I didn't think they were around here, especially in more suburban areas, but apparently they are.

He lost one every couple of nights, so it was a week or so before he noticed his supply of hens was dwindling.
Carted it off far away, never found a pile of feathers.
He lost all of them in one barn despite all his efforts, but it wouldn't tear its way into the other barn for some reason.
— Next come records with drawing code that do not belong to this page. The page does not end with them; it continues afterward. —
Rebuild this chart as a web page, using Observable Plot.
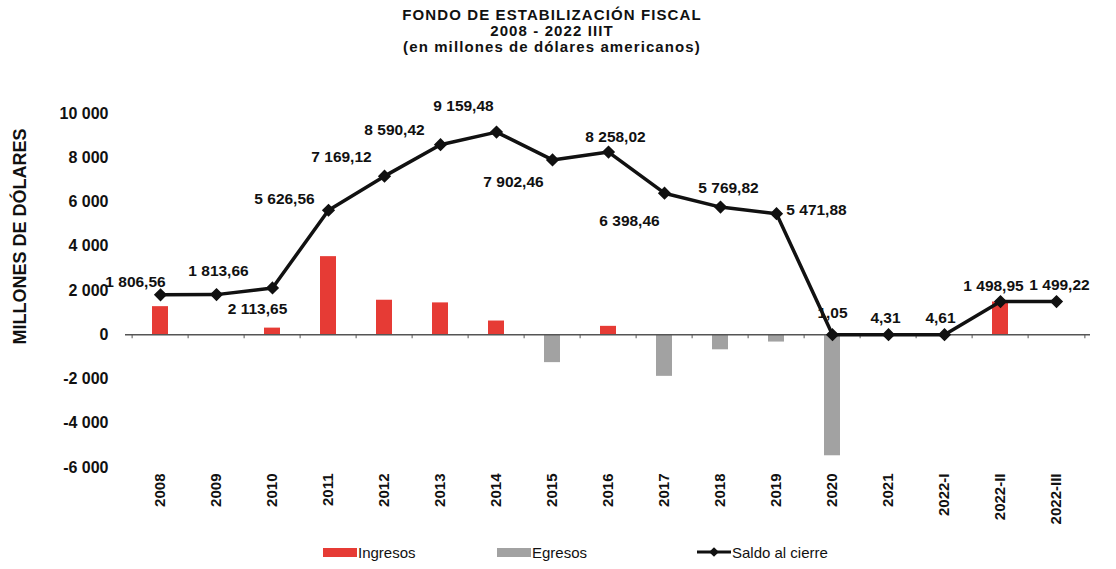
<!DOCTYPE html>
<html><head><meta charset="utf-8">
<script src="https://cdn.jsdelivr.net/npm/d3@7"></script>
<script src="https://cdn.jsdelivr.net/npm/@observablehq/plot@0.6"></script>
<style>
body{margin:0;background:#fff;font-family:"Liberation Sans",Arial,sans-serif;color:#111;}
#wrap{position:relative;width:1116px;height:569px;overflow:hidden;}
#title{position:absolute;left:-6px;top:7px;width:1116px;text-align:center;font-weight:bold;font-size:15px;line-height:16px;letter-spacing:1.1px;}
#chart{position:absolute;left:0;top:55px;}
#legend{position:absolute;top:543px;left:0;width:1116px;height:18px;font-size:15px;}
.li{position:absolute;top:0;display:flex;align-items:center;height:18px;}
.sw{width:34px;height:9px;display:inline-block;}
</style></head><body>
<div id="wrap">
<div id="title">FONDO DE ESTABILIZACIÓN FISCAL<br>2008 - 2022 IIIT<br>(en millones de dólares americanos)</div>
<div id="chart"></div>
<div id="legend"></div>
</div>
<script>
const categories = ["2008","2009","2010","2011","2012","2013","2014","2015","2016","2017","2018","2019","2020","2021","2022-I","2022-II","2022-III"];
const ingresos = [1270, 10, 300, 3530, 1560, 1440, 620, 0, 380, 0, 0, 0, 0, 3, 0, 1480, 0];
const egresos  = [0, 0, 0, 0, 0, 0, 0, -1260, 0, -1880, -680, -330, -5470, 0, 0, 0, 0];
const saldo    = [1806.56, 1813.66, 2113.65, 5626.56, 7169.12, 8590.42, 9159.48, 7902.46, 8258.02, 6398.46, 5769.82, 5471.88, 1.05, 4.31, 4.61, 1498.95, 1499.22];
const yTicks   = [-6000, -4000, -2000, 0, 2000, 4000, 6000, 8000, 10000];
const seriesNames = ["Ingresos", "Egresos", "Saldo al cierre"];
const yTitle = "MILLONES DE DÓLARES";

// label placement (layout, in pixels)
const labelDx = [-25, 2, -15, -44, -43, -46, -33, -39, 7, -35, 8, 40, 0, -3, -4, -7, 3];
const labelDy = [-13, -24, 21, -11, -19, -15, -26, 22, -15, 28, -19, -4, -22, -17, -17, -16, -17];

const RED = "#e63b35", GRAY = "#a2a2a2", BLACK = "#111";

const es = d3.formatLocale({decimal: ",", thousands: "\u00a0", grouping: [3], currency: ["", ""], minus: "-"});
const fmtVal = es.format(",.2f");
const fmtTick = es.format(",d");

const rows = categories.map((c, i) => ({cat: c, ingresos: ingresos[i], egresos: egresos[i], saldo: saldo[i]}));

const W = 1116, ML = 125, MR = 26;
const step = (W - ML - MR) / categories.length;

const labelMarks = rows.map((r, i) => Plot.text([r], {
  x: "cat", y: "saldo", text: d => fmtVal(d.saldo),
  dx: labelDx[i], dy: labelDy[i], fontSize: 15.5, fontWeight: "bold", fill: BLACK
}));

const chart = Plot.plot({
  width: W, height: 470,
  marginLeft: ML, marginRight: MR, marginTop: 58, marginBottom: 58,
  style: {fontFamily: "'Liberation Sans', Arial, sans-serif", fontWeight: "bold", color: "#111", background: "white"},
  x: {type: "band", domain: categories, padding: 0, label: null},
  y: {domain: [-6000, 10000], label: null},
  marks: [
    Plot.axisY({ticks: yTicks, tickSize: 0, tickPadding: 17, tickFormat: fmtTick, fontSize: 16, label: null}),
    Plot.axisX({anchor: "bottom", tickSize: 0, tickRotate: -90, tickPadding: 6, fontSize: 15, label: null}),
    Plot.text([yTitle], {frameAnchor: "left", textAnchor: "middle", rotate: -90, dx: -105, dy: -54, fontSize: 18, fontWeight: "bold", fill: BLACK}),
    Plot.barY(rows, {x: "cat", y: "ingresos", fill: RED, insetLeft: 20, insetRight: 20}),
    Plot.barY(rows, {x: "cat", y: "egresos", fill: GRAY, insetLeft: 20, insetRight: 20}),
    Plot.ruleY([0], {stroke: "#555", strokeWidth: 1.5}),
    Plot.ruleX(categories, {x: d => d, y1: 0, y2: 0, insetBottom: -4, dx: -step / 2, stroke: "#555"}),
    Plot.ruleX(categories.slice(-1), {x: d => d, y1: 0, y2: 0, insetBottom: -4, dx: step / 2, stroke: "#555"}),
    Plot.line(rows, {x: "cat", y: "saldo", stroke: BLACK, strokeWidth: 3.5}),
    Plot.dot(rows, {x: "cat", y: "saldo", symbol: "diamond2", r: 5, fill: BLACK, stroke: BLACK}),
    ...labelMarks
  ]
});
document.getElementById("chart").appendChild(chart);

// legend
const legend = document.getElementById("legend");
const items = [
  {name: seriesNames[0], left: 323, kind: "bar", color: RED},
  {name: seriesNames[1], left: 497, kind: "bar", color: GRAY},
  {name: seriesNames[2], left: 697, kind: "line", color: BLACK}
];
items.forEach(it => {
  const d = document.createElement("div");
  d.className = "li";
  d.style.left = it.left + "px";
  if (it.kind === "bar") {
    const s = document.createElement("span");
    s.className = "sw"; s.style.background = it.color;
    d.appendChild(s);
  } else {
    const svg = d3.create("svg").attr("width", 34).attr("height", 18);
    svg.append("line").attr("x1", 0).attr("x2", 34).attr("y1", 9).attr("y2", 9).attr("stroke", it.color).attr("stroke-width", 3);
    svg.append("path").attr("d", d3.symbol(d3.symbolDiamond2, 60)()).attr("transform", "translate(17,9)").attr("fill", it.color);
    d.appendChild(svg.node());
  }
  const t = document.createElement("span");
  t.textContent = it.name;
  t.style.marginLeft = "1px";
  d.appendChild(t);
  legend.appendChild(d);
});
</script>
</body></html>
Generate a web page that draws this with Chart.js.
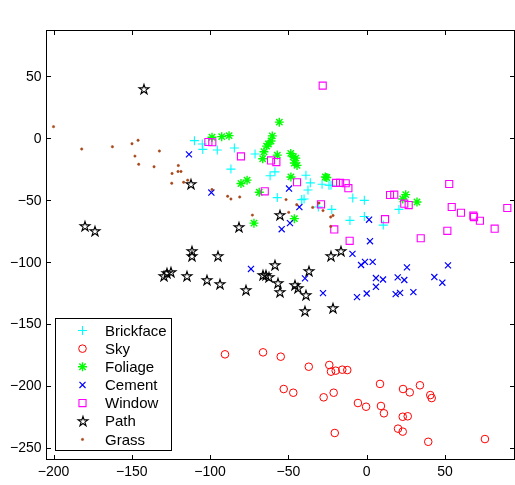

Strength of a raccoon or better from the ripped wood I saw.
 
Best solution is a pole set kill trap. You have to make sure its far out in the boonies enough your cats don't get into it or anyone elses for that matter. Cut a 10 to 12' pole from a cedar or similar tree. 2 by 4 should work too. Lean it on a 45 degree or more angle up into a tree. Way up there near the top hang a plastic jug with a couple ripe chicken pieces or whatever ripe meat you can find in there and have some holes drilled in the bottle for smell dispersion. Make sure it's high enough the coyotes can't jump up and get it, 5' seems good. It's easier to just nail it to a point above the trap but you will find that crows and vultures tend to grab it. I hung mine behind in the tree finally because I was afraid of the turkey buzzards getting killed. Below the bait lightly staple a 220 Kill trap to the tree on the top side like the bait. That will make it so our problem has to walk through the box and hit the trigger in doing so. Instant broke back mountain. Of course it may take a month or two to draw it in but the longer it stinks the better. This is the country method not for use in areas where you have neighbors nearby with cats who can be equally drawn up there. Do it in the winter so the raccoons won't get into it either. If you have cats around you could use a live trap as well . If you catch one in a live trap take the thing at least 20 miles away as they tend to have a huge roaming distance like a wolf. They tend to wander. It doesn't take any special finesse or precautions like boiling traps. Just tack it up there and let it do it's thing. Total investment 4 bucks for the trap or 25 from Harbor Freight for a live trap. Live traps always come in handy for raccoon exportation proceedings when your garbage starts getting spread all over.